ERIN, Wisconsin, June 15 (Reuters) - Canada's Adam Hadwin tied a U.S. Open record by firing six consecutive birdies on Thursday to roar up the leaderboard and into contention for a first major.
Playing the back nine first at the links-style Erin Hills layout, Hadwin was sputtering along at two-over par through eight holes when he suddenly clicked into gear with a birdie at the par-five 18th.
He then roared through the turn with five straight birdies from the first before the streak came to a screeching halt with a bogey at the par-three sixth.
He would add one more birdie, at the eighth, for a four-under 68, three back of pacesetter Rickie Fowler.

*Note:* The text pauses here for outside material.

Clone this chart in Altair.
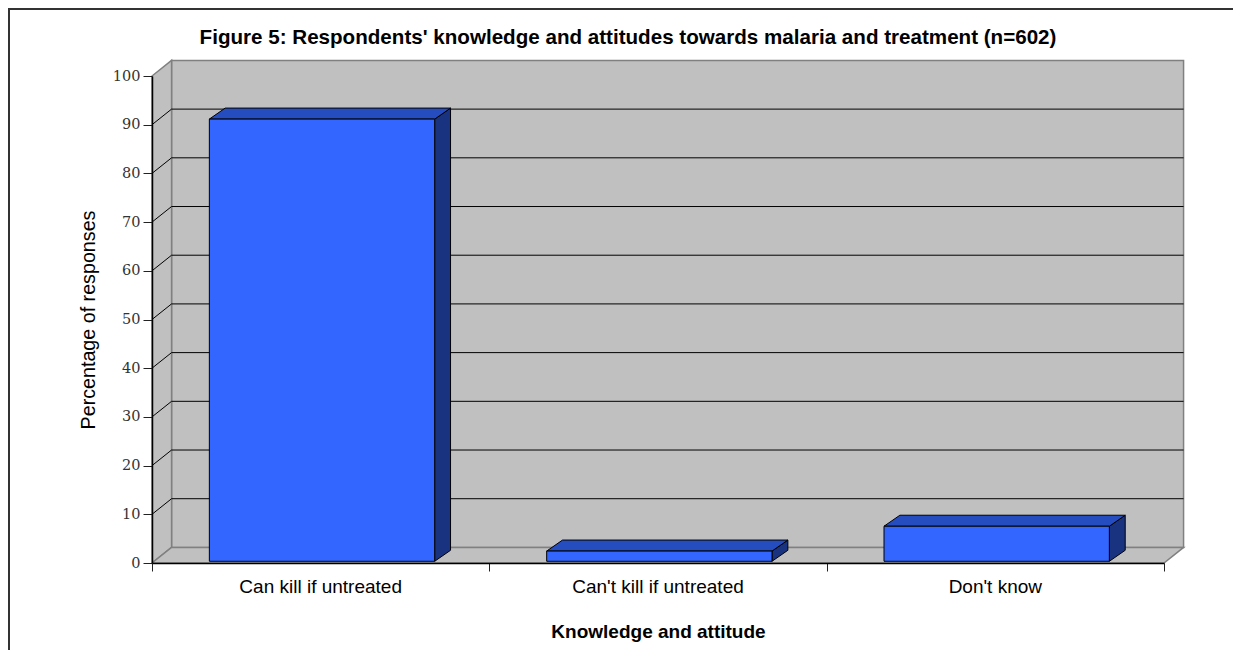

Hadwin becomes just the third golfer to string together six birdies at a U.S. Open, joining George Burns (1982) and Andy Dillard (1992), who both accomplished the feat at Pebble Beach.
"You don't often see that in a U.S. Open," Hadwin told reporters. "But there's way too many holes out here where one bad shot could be a double bogey quickly.
"So I did a really good job of staying present, staying focused on the next shot.
"I was a couple over early, but I hit some good shots, made a couple putts and next thing you know I got it back on par."
The 29-year-old has only one PGA Tour title on his resume, getting his maiden win at the Valspar Championship earlier this year, but he showed in March he can get hot quickly.
The Canadian finished second at the CareerBuilder Challenge thanks in part to a sensational 59 in the third round.
"I've done a good job of getting myself in position to win some golf tournaments," said Hadwin. "I finally was able to close the deal this year at Valspar.
"I think the next thing is contend at big events with the best players in the world, and that would be majors, WGCs, and thankfully I'm off to a good start this week."
While his round featured seven birdies, Hadwin said it was a actually a par that was the turning point.
Scrapping along at two over, Hadwin was in danger of falling further off the pace when he found himself in the knee-high fescue on the 15th.
Instead of being aggressive, Hadwin played conservative, laying up and salvaging par.
"Hit it in the hay and contemplated going for it a little bit," said Hadwin. "Chose to lay up and hit it to six feet.